Could someone please help me understand lines 5, 6 and 7 in the below proof for Prim's / Kruskal's greedy algorithm of finding minimum spanning tree:
Suppose that either algorithm produces a tree T. Let there exist another spanning tree S with a smaller total weight. Let e be an edge of smallest weight which lies in T but not S.
If we add e to S, we obtain a cycle, from Equivalent Definitions for Tree.
5 – This cycle contains an edge e' which is in S but not T, otherwise T would not be a tree.
6 – So, we replace e' in S with e from T, and obtain a new spanning tree S'.
7 – From the method of construction of T, it follows that the weight of e can not exceed that of e'.

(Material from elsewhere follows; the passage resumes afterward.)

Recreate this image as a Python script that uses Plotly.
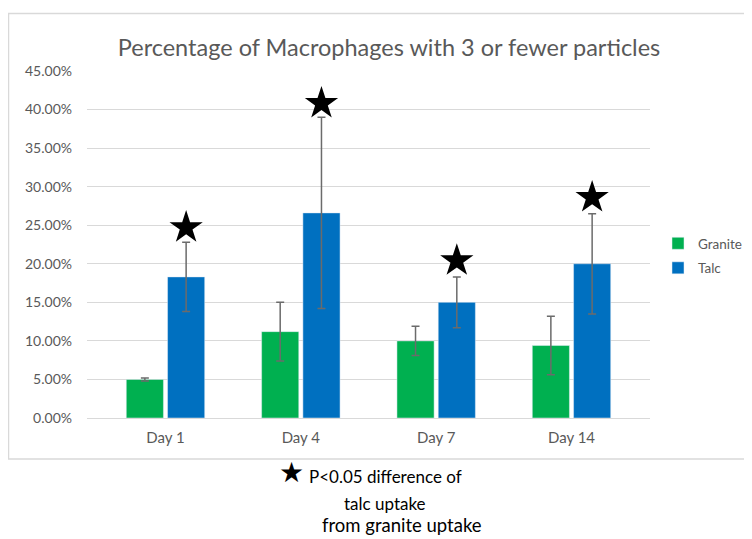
import plotly.graph_objects as go

days = ["Day 1", "Day 4", "Day 7", "Day 14"]
granite = [5.0, 11.2, 10.0, 9.4]
granite_err = [0.2, 3.8, 1.9, 3.8]
talc = [18.3, 26.6, 15.0, 20.0]
talc_err = [4.5, 12.4, 3.3, 6.5]
star_y = [24.7, 40.8, 20.4, 28.6]  # significance markers above talc bars
y_ticks = [0, 5, 10, 15, 20, 25, 30, 35, 40, 45]
y_tick_labels = [f"{v:.2f}%" for v in y_ticks]

# the page body adds an 8px margin; the figure is sized to fill the rest
OFF = 8
W, H = 752 - OFF, 539 - OFF
L, R, T, B = 87 - OFF, 650 - OFF, 71 - OFF, 418 - OFF  # plot area in figure pixels

def px_x(x):
    return (x - OFF - L) / (R - L)

def px_y(y):
    return (B - (y - OFF)) / (B - T)

FONT = "Lato"
GRAY = "#595959"
ERR = "#6b6b6b"

fig = go.Figure()
fig.add_trace(go.Bar(
    name="Granite", x=days, y=granite, marker_color="#00B050",
    offsetgroup="granite", legendgroup="g",
    error_y=dict(type="data", array=granite_err, color=ERR, thickness=1.5, width=4),
))
fig.add_trace(go.Bar(
    name="Talc", x=days, y=talc, marker_color="#0070C0",
    offsetgroup="talc", legendgroup="t",
    error_y=dict(type="data", array=talc_err, color=ERR, thickness=1.5, width=4),
))
fig.add_trace(go.Scatter(
    x=days, y=[None] * len(days), mode="markers", offsetgroup="granite",
    showlegend=False, hoverinfo="skip",
))
fig.add_trace(go.Scatter(
    x=days, y=star_y, mode="markers", offsetgroup="talc", showlegend=False,
    marker=dict(symbol="star", size=25, color="black", line=dict(width=0)),
))

fig.update_layout(
    width=W, height=H,
    margin=dict(l=L, r=W - R, t=T, b=H - B, autoexpand=False),
    paper_bgcolor="white", plot_bgcolor="white",
    barmode="group", bargap=0.39, bargroupgap=0.1,
    scattermode="group", scattergap=0.39,
    font=dict(family=FONT, color=GRAY),
    title=dict(text="Percentage of Macrophages with 3 or fewer particles",
               x=(389 - OFF) / W, xanchor="center", y=1 - (48 - OFF) / H, yanchor="middle",
               font=dict(family=FONT, size=23.5, color=GRAY)),
    legend=dict(x=px_x(658), xanchor="left", y=px_y(256), yanchor="middle",
                font=dict(size=13.5, color=GRAY), bgcolor="rgba(0,0,0,0)",
                tracegroupgap=4, traceorder="grouped", itemwidth=30),
    showlegend=True,
)
fig.update_xaxes(range=[-0.58, 3.58], showgrid=False, showline=False,
                 zeroline=False, ticks="", ticklabelstandoff=9,
                 tickfont=dict(size=15, color=GRAY))
fig.update_yaxes(range=[0, 45], tickvals=y_ticks, ticktext=y_tick_labels,
                 showgrid=True, gridcolor="#d9d9d9", gridwidth=1,
                 zeroline=True, zerolinecolor="#d9d9d9", zerolinewidth=1,
                 showline=False, ticks="", ticklabelstandoff=14,
                 tickfont=dict(size=14, color=GRAY))

# outer chart frame
fig.add_shape(type="rect", xref="paper", yref="paper",
              x0=px_x(8.5), x1=px_x(775), y0=px_y(459), y1=px_y(13.5),
              line=dict(color="#d9d9d9", width=1.5), layer="below")

# footnote
fig.add_annotation(xref="paper", yref="paper", x=px_x(291), y=px_y(473),
                   text="★", showarrow=False, font=dict(family="DejaVu Sans", size=28, color="black"),
                   xanchor="center", yanchor="middle")
fig.add_annotation(xref="paper", yref="paper", x=px_x(307), y=px_y(476),
                   text="P<0.05 difference of", showarrow=False, xanchor="left", yanchor="middle",
                   font=dict(family=FONT, size=17, color="black"))
fig.add_annotation(xref="paper", yref="paper", x=px_x(385), y=px_y(503),
                   text="talc uptake", showarrow=False, xanchor="center", yanchor="middle",
                   font=dict(family=FONT, size=17, color="black"))
fig.add_annotation(xref="paper", yref="paper", x=px_x(402), y=px_y(525),
                   text="from granite uptake", showarrow=False, xanchor="center", yanchor="middle",
                   font=dict(family=FONT, size=18.5, color="black"))

fig.write_html("out.html")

So the total weight of S' does not exceed the total weight of T. Also, S' has one more edge in common with T than S has. We repeat the above procedure, and repeatedly change edges of S for edges of T, and each time the weight of the intermediate graph does not exceed that of T. Thus the weight of T does not exceed that of S, contradicting the definition of S. Hence T must be a minimum spanning tree.
My questions deal with points 5, 6, 7:
5 – If T has e', why is it not a tree?
6- Why does replace e' by e create a new spanning tree and not a new graph?
7- What make sure that w(e) <= w(e')?
Thank you.
Best Answer
Line $5$: It's a cycle. If all its edges are in $T$, that means $T$ has a cycle, and trees don't have cycles.
Line $6$: A spanning tree is a graph.
Line $7$: Since $e'$ is not in $T$, it was not added because its two vertices were already connected. But if $w(e)\gt w(e')$, then this connection could not have been through $e$, since $e$ wouldn't have been added yet, so the cycle (minus $e'$) would constitute a second connection between the two vertices of $e'$, thus forming a cycle, whereas $T$ is a tree and has no cycles.